High Tech Youth, one of New Zealand’s largest after-school cyber learning programs for young people in underserved communities, has set its sights on filling all currently vacant technology and ICT jobs by 2020.
The not-for-profit organisation is bringing together over 70 schools, community groups and leaders from New Zealand’s top technology companies to an Indigenous Innovation Hui at the end of this month in Auckland.
“Technology is shattering traditional economic norms, where before people made money through an individual competitive advantage, in the new digital world it is the willingness to share and collaborate that gives you and your whanau the advantage,” says Sam Chapman, Chairperson, High Tech Youth.

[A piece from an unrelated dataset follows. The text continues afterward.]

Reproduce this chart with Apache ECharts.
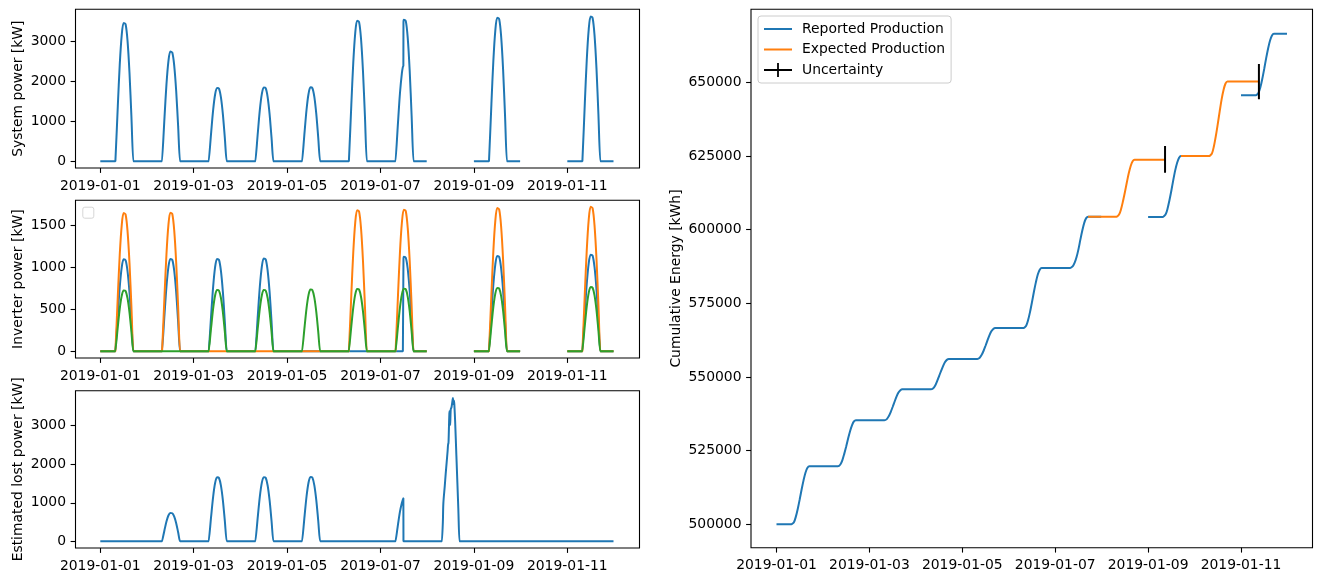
<!DOCTYPE html>
<html>
<head>
<meta charset="utf-8">
<script src="https://cdn.jsdelivr.net/npm/echarts@6.0.0/dist/echarts.min.js"></script>
<style>html,body{margin:0;padding:0;background:#fff}#c{width:1324px;height:582px}</style>
</head>
<body>
<div id="c"></div>
<script>
// ---------- DATA ----------
// Default sample hours of a day row; a row may give its own hour list as 3rd item.
const DAY_HOURS = [0, 7.75, 8, 9, 10, 11, 12, 13, 14, 15, 16, 17, 17.25, 23.75];
const ZERO_DAY = [0, 23.75];

const xTickDates = ['2019-01-01', '2019-01-03', '2019-01-05', '2019-01-07', '2019-01-09', '2019-01-11'];
const yTicksSystem = [0, 1000, 2000, 3000];
const yTicksInverter = [0, 500, 1000, 1500];
const yTicksLost = [0, 1000, 2000, 3000];
const yTicksEnergy = [500000, 525000, 550000, 575000, 600000, 625000, 650000];

// System power [kW]
const systemPower = [
  ['2019-01-01', [0, 0, 0, 1384, 2422, 3149, 3460, 3425, 3010, 2214, 1107, 0, 0, 0]],
  ['2019-01-02', [0, 0, 0, 1098, 1922, 2498, 2745, 2718, 2388, 1757, 878, 0, 0, 0]],
  ['2019-01-03', [0, 0, 0, 734, 1285, 1670, 1835, 1817, 1596, 1174, 587, 0, 0, 0]],
  ['2019-01-04', [0, 0, 0, 738, 1292, 1679, 1845, 1827, 1605, 1181, 590, 0, 0, 0]],
  ['2019-01-05', [0, 0, 0, 740, 1295, 1683, 1850, 1832, 1610, 1184, 592, 0, 0, 0]],
  ['2019-01-06', [0, 0, 0, 1406, 2461, 3199, 3515, 3480, 3058, 2250, 1125, 0, 0, 0]],
  ['2019-01-07', [0, 0, 0, 972, 1701, 2211, 2360, 2390, 3480, 3540, 3505, 3080, 2266, 1133, 0, 0, 0],
                 [0, 7.75, 8, 9, 10, 11, 11.5, 11.75, 11.8, 12, 13, 14, 15, 16, 17, 17.25, 23.75]],
  ['2019-01-09', [0, 0, 0, 1436, 2513, 3267, 3590, 3554, 3123, 2298, 1149, 0, 0, 0]],
  ['2019-01-11', [0, 0, 0, 1448, 2534, 3294, 3620, 3584, 3149, 2317, 1158, 0, 0, 0]]
];

// Inverter power [kW]
const inverterBlue = [
  ['2019-01-01', [0, 0, 0, 438, 767, 996, 1095, 1084, 953, 701, 350, 0, 0, 0]],
  ['2019-01-02', [0, 0, 0, 440, 770, 1001, 1100, 1089, 957, 704, 352, 0, 0, 0]],
  ['2019-01-03', [0, 0, 0, 440, 770, 1001, 1100, 1089, 957, 704, 352, 0, 0, 0]],
  ['2019-01-04', [0, 0, 0, 442, 774, 1006, 1105, 1094, 961, 707, 354, 0, 0, 0]],
  ['2019-01-05', [0, 0], ZERO_DAY],
  ['2019-01-06', [0, 0], ZERO_DAY],
  ['2019-01-07', [0, 0, 0, 1095, 1125, 1114, 979, 720, 360, 0, 0, 0],
                 [0, 11.5, 11.75, 11.8, 12, 13, 14, 15, 16, 17, 17.25, 23.75]],
  ['2019-01-09', [0, 0, 0, 454, 795, 1033, 1135, 1124, 987, 726, 363, 0, 0, 0]],
  ['2019-01-11', [0, 0, 0, 460, 805, 1047, 1150, 1139, 1001, 736, 368, 0, 0, 0]]
];
const inverterOrange = [
  ['2019-01-01', [0, 0, 0, 658, 1152, 1497, 1645, 1629, 1431, 1053, 526, 0, 0, 0]],
  ['2019-01-02', [0, 0, 0, 660, 1155, 1502, 1650, 1634, 1436, 1056, 528, 0, 0, 0]],
  ['2019-01-03', [0, 0], ZERO_DAY],
  ['2019-01-04', [0, 0], ZERO_DAY],
  ['2019-01-05', [0, 0], ZERO_DAY],
  ['2019-01-06', [0, 0, 0, 672, 1176, 1529, 1680, 1663, 1462, 1075, 538, 0, 0, 0]],
  ['2019-01-07', [0, 0, 0, 674, 1180, 1533, 1685, 1668, 1466, 1078, 539, 0, 0, 0]],
  ['2019-01-09', [0, 0, 0, 682, 1194, 1552, 1705, 1688, 1483, 1091, 546, 0, 0, 0]],
  ['2019-01-11', [0, 0, 0, 688, 1204, 1565, 1720, 1703, 1496, 1101, 550, 0, 0, 0]]
];
const inverterGreen = [
  ['2019-01-01', [0, 0, 0, 290, 508, 660, 725, 718, 631, 464, 232, 0, 0, 0]],
  ['2019-01-02', [0, 0], ZERO_DAY],
  ['2019-01-03', [0, 0, 0, 292, 511, 664, 730, 723, 635, 467, 234, 0, 0, 0]],
  ['2019-01-04', [0, 0, 0, 292, 511, 664, 730, 723, 635, 467, 234, 0, 0, 0]],
  ['2019-01-05', [0, 0, 0, 294, 515, 669, 735, 728, 639, 470, 235, 0, 0, 0]],
  ['2019-01-06', [0, 0, 0, 297, 519, 675, 742, 735, 646, 475, 237, 0, 0, 0]],
  ['2019-01-07', [0, 0, 0, 298, 522, 678, 745, 738, 648, 477, 238, 0, 0, 0]],
  ['2019-01-09', [0, 0, 0, 302, 529, 687, 755, 747, 657, 483, 242, 0, 0, 0]],
  ['2019-01-11', [0, 0, 0, 306, 536, 696, 765, 757, 666, 490, 245, 0, 0, 0]]
];

// Estimated lost power [kW]
const lostPower = [
  ['2019-01-01', [0, 0], ZERO_DAY],
  ['2019-01-02', [0, 0, 0, 294, 515, 669, 735, 728, 639, 470, 235, 0, 0, 0]],
  ['2019-01-03', [0, 0, 0, 664, 1162, 1511, 1660, 1643, 1444, 1062, 531, 0, 0, 0]],
  ['2019-01-04', [0, 0, 0, 666, 1166, 1515, 1665, 1648, 1449, 1066, 533, 0, 0, 0]],
  ['2019-01-05', [0, 0, 0, 668, 1169, 1520, 1670, 1653, 1453, 1069, 534, 0, 0, 0]],
  ['2019-01-06', [0, 0], ZERO_DAY],
  ['2019-01-07', [0, 0, 0, 440, 770, 1001, 1085, 1115, 0, 0, 0],
                 [0, 7.75, 8, 9, 10, 11, 11.5, 11.75, 11.8, 12, 23.75]],
  ['2019-01-08', [0, 0, 0, 500, 985, 1420, 1750, 2050, 2350, 2560, 2520, 2620, 3330, 3380, 3020, 3420, 3480, 3650, 3720, 3560, 3650, 3500, 3120, 2220, 1530, 830, 0, 0, 0],
                 [0, 7.6, 7.8, 8.05, 8.3, 9, 9.5, 10, 10.5, 10.8, 10.9, 11, 11.4, 11.6, 11.8, 12.1, 12.5, 13, 13.2, 13.5, 13.8, 14, 14.35, 15, 15.5, 16, 16.6, 16.8, 23.75]],
  ['2019-01-09', [0, 0], ZERO_DAY],
  ['2019-01-10', [0, 0], ZERO_DAY],
  ['2019-01-11', [0, 0], ZERO_DAY]
];

// Cumulative energy [kWh]
const reportedProduction = [
  ['2019-01-01', [500000, 500000, 500000, 500700, 502600, 505300, 508500, 511900, 515000, 517600, 519200, 519700, 519700, 519700]],
  ['2019-01-02', [519700, 519700, 519700, 520300, 521700, 523900, 526400, 529100, 531600, 533600, 534900, 535300, 535300, 535300]],
  ['2019-01-03', [535300, 535300, 535300, 535700, 536700, 538100, 539800, 541600, 543300, 544700, 545500, 545800, 545800, 545800]],
  ['2019-01-04', [545800, 545800, 545800, 546200, 547100, 548600, 550300, 552000, 553600, 555000, 555800, 556100, 556100, 556100]],
  ['2019-01-05', [556100, 556100, 556100, 556500, 557500, 558900, 560600, 562400, 564100, 565500, 566300, 566600, 566600, 566600]],
  ['2019-01-06', [566600, 566600, 566600, 567400, 569300, 572100, 575400, 578900, 582100, 584800, 586400, 587000, 587000, 587000]],
  ['2019-01-07', [587000, 587000, 587000, 587500, 588700, 590600, 593300, 596600, 599700, 602300, 603900, 604400, 604400, 604400]],
  ['2019-01-09', [604300, 604300, 604300, 605100, 607000, 609900, 613200, 616800, 620100, 622700, 624400, 625000, 625000, 625000]],
  ['2019-01-11', [645600, 645600, 645600, 646400, 648300, 651200, 654600, 658200, 661500, 664200, 665900, 666500, 666500, 666500]]
];
const expectedProduction = [
  ['2019-01-07', [604400, 604400], [17, 23.75]],
  ['2019-01-08', [604400, 604400, 604400, 605100, 606900, 609600, 612700, 616000, 619100, 621600, 623200, 623700, 623700, 623700]],
  ['2019-01-09', [623700, 623700], [0, 8.75]],
  ['2019-01-09', [625000, 625000], [17, 23.75]],
  ['2019-01-10', [625000, 625000, 625000, 625900, 628300, 631800, 635900, 640200, 644300, 647500, 649600, 650300, 650300, 650300]],
  ['2019-01-11', [650300, 650300], [0, 9.25]]
];
const uncertaintyDay = ['2019-01-09', '2019-01-11'];
const uncertaintyHour = [8.75, 9.25];
const uncertaintyLow = [619300, 644250];
const uncertaintyHigh = [628400, 656200];

// ---------- helpers ----------
const DAY = 86400000;
function toTime(date, hour) {
  const p = date.split('-').map(Number);
  const h = Math.floor(hour);
  const mi = Math.round((hour - h) * 60);
  return new Date(p[0], p[1] - 1, p[2], h, mi).getTime();
}
function buildSeries(rows) {
  const out = [];
  let last = null;
  rows.forEach(r => {
    const hours = r[2] || DAY_HOURS;
    const vals = r[1];
    const first = toTime(r[0], hours[0]);
    if (last !== null && first - last > 3600000) out.push([(first + last) / 2, null]);
    hours.forEach((h, i) => out.push([toTime(r[0], h), vals[i]]));
    last = toTime(r[0], hours[hours.length - 1]);
  });
  return out;
}
function pad(n) { return n < 10 ? '0' + n : '' + n; }
function fmtDate(v) {
  const d = new Date(v);
  return d.getFullYear() + '-' + pad(d.getMonth() + 1) + '-' + pad(d.getDate());
}
const T0 = toTime('2019-01-01', 0);
const xTickValues = xTickDates.map(d => toTime(d, 0));
const FONT = 'DejaVu Sans';
const FS = 13.9;
const BLUE = '#1f77b4', ORANGE = '#ff7f0e', GREEN = '#2ca02c';
// legend line handle: a 28x14 box holding a 2px horizontal bar
const LINE_ICON = 'path://M0,0 L0.01,0 L0,0.01 Z M28,14 L27.99,14 L28,13.99 Z M0,6 L28,6 L28,8 L0,8 Z';
const CROSS_ICON = 'path://M0,6.1 L28,6.1 L28,7.9 L0,7.9 Z M13.1,0 L14.9,0 L14.9,14 L13.1,14 Z';

const grids = [
  {left: 75.5, top: 9.3, width: 564, height: 158.7},
  {left: 75.5, top: 200.3, width: 564, height: 157.7},
  {left: 75.5, top: 390.7, width: 564, height: 157.3},
  {left: 751, top: 9.3, width: 561.5, height: 538.4}
].map(g => Object.assign(g, {show: true, borderColor: '#000', borderWidth: 1.1, backgroundColor: '#fff', containLabel: false}));

function xAxis(gi, minDay, maxDay) {
  return {
    type: 'value', gridIndex: gi, min: T0 + minDay * DAY, max: T0 + maxDay * DAY,
    axisLine: {show: false, onZero: false},
    splitLine: {show: false},
    axisTick: {show: true, length: 4.9, customValues: xTickValues, lineStyle: {color: '#000', width: 1.1}},
    axisLabel: {show: true, customValues: xTickValues, margin: 11, color: '#000', fontSize: FS, fontFamily: FONT,
                formatter: v => fmtDate(v), hideOverlap: false}
  };
}
function yAxis(gi, min, max, ticks, name, gap) {
  return {
    type: 'value', gridIndex: gi, min: min, max: max,
    name: name, nameLocation: 'middle', nameGap: gap,
    nameTextStyle: {color: '#000', fontSize: FS, fontFamily: FONT},
    axisLine: {show: false, onZero: false},
    splitLine: {show: false},
    axisTick: {show: true, length: 4.9, customValues: ticks, lineStyle: {color: '#000', width: 1.1}},
    axisLabel: {show: true, customValues: ticks, margin: 9.5, color: '#000', fontSize: FS, fontFamily: FONT,
                formatter: v => String(Math.round(v)), hideOverlap: false}
  };
}
function lineSeries(name, xi, data, color, smooth) {
  return {
    type: 'line', name: name, xAxisIndex: xi, yAxisIndex: xi, data: data,
    symbol: 'none', showSymbol: false, connectNulls: false, clip: true,
    smooth: smooth === undefined ? 0.3 : smooth,
    lineStyle: {color: color, width: 2}, itemStyle: {color: color},
    emphasis: {disabled: true}, silent: true
  };
}

const uncertaintyData = [];
uncertaintyDay.forEach((d, i) => {
  const t = toTime(d, uncertaintyHour[i]);
  if (i > 0) uncertaintyData.push([t - 3600000, null]);
  uncertaintyData.push([t, uncertaintyLow[i]]);
  uncertaintyData.push([t, uncertaintyHigh[i]]);
});

const option = {
  animation: false,
  backgroundColor: '#fff',
  textStyle: {fontFamily: FONT},
  grid: grids,
  xAxis: [xAxis(0, -0.531, 11.546), xAxis(1, -0.531, 11.546), xAxis(2, -0.531, 11.546), xAxis(3, -0.549, 11.539)],
  yAxis: [
    yAxis(0, -167.5, 3800, yTicksSystem, 'System power [kW]', 50),
    yAxis(1, -79.8, 1797.6, yTicksInverter, 'Inverter power [kW]', 50),
    yAxis(2, -173.9, 3908, yTicksLost, 'Estimated lost power [kW]', 50),
    yAxis(3, 492059, 674773, yTicksEnergy, 'Cumulative Energy [kWh]', 68)
  ],
  legend: {
    show: true, orient: 'vertical', left: 758, top: 16,
    padding: [6, 6, 6, 6], itemGap: 6.5, itemWidth: 28, itemHeight: 14,
    backgroundColor: '#fff', borderColor: '#cccccc', borderWidth: 1, borderRadius: 3,
    textStyle: {fontSize: FS, color: '#000', fontFamily: FONT, lineHeight: 14, padding: [0, 0, 0, 5]},
    selectedMode: false,
    data: [
      {name: 'Reported Production', icon: LINE_ICON},
      {name: 'Expected Production', icon: LINE_ICON},
      {name: 'Uncertainty', icon: CROSS_ICON}
    ]
  },
  graphic: [{
    type: 'rect', left: 82.3, top: 206.7, shape: {width: 11, height: 11, r: 2},
    style: {fill: '#fff', stroke: '#d6d6d6', lineWidth: 1}, silent: true, z: 100
  }],
  series: [
    lineSeries('System power', 0, buildSeries(systemPower), BLUE),
    lineSeries('Inverter 1', 1, buildSeries(inverterBlue), BLUE),
    lineSeries('Inverter 2', 1, buildSeries(inverterOrange), ORANGE),
    lineSeries('Inverter 3', 1, buildSeries(inverterGreen), GREEN),
    lineSeries('Estimated lost power', 2, buildSeries(lostPower), BLUE),
    lineSeries('Reported Production', 3, buildSeries(reportedProduction), BLUE),
    lineSeries('Expected Production', 3, buildSeries(expectedProduction), ORANGE),
    lineSeries('Uncertainty', 3, uncertaintyData, '#000', false)
  ]
};
const chart = echarts.init(document.getElementById('c'), null, {renderer: 'canvas'});
chart.setOption(option);
</script>
</body>
</html>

“This way of thinking and doing is not unfamiliar to indigenous people. Technology and culture together have the potential to radically transform New Zealand’s so-called underserved communities for good.”
However, Chapman says that globally the ICT and technology sector has an “appalling record” for its lack of diversity and gender equity in its workforce.
In the United States, for example, less than 21 percent are females and less than four percent are people of colour – two percent if you are African American, and it is actually worse in New Zealand.
“The facts are clear, only one percent of Maori are studying ICT at tertiary level, yet the technology export sector is worth over seven billion dollars to our country,” adds Mike Usmar, CEO, High Tech Youth.
“With just 2.5 percent of the Maori workforce employed in the ICT sector, we have to ask ourselves why?
“And more importantly, what would New Zealand look like socially and economically, if the thousands of young people we see turning up each day at our High Tech Youth Studio’s had the full backing to transform the future of this country – the struggle with housing, health, unemployment, gone.”
Usmar says High Tech Youth as a network recognises the goal of 60,000 ICT jobs filled is an ambitious task.
“We know our young people can equally foot it on the global cyber stage,” he adds.
“We are credentialing youth as young as thirteen with adult industry certifications, and just this weekend a young person from our West Auckland Studio was sponsored along with his mentor to the Sundance Next Fest Film Festival in Los Angeles in recognition of his expertise in cinematography.”
Usmar says the Indigenous Innovation Hui is bringing together key speakers and leaders from across the country, and will serve as the initial platform to ensure all young New Zealanders have the opportunity to grow this countries broadband economy, and do so equally.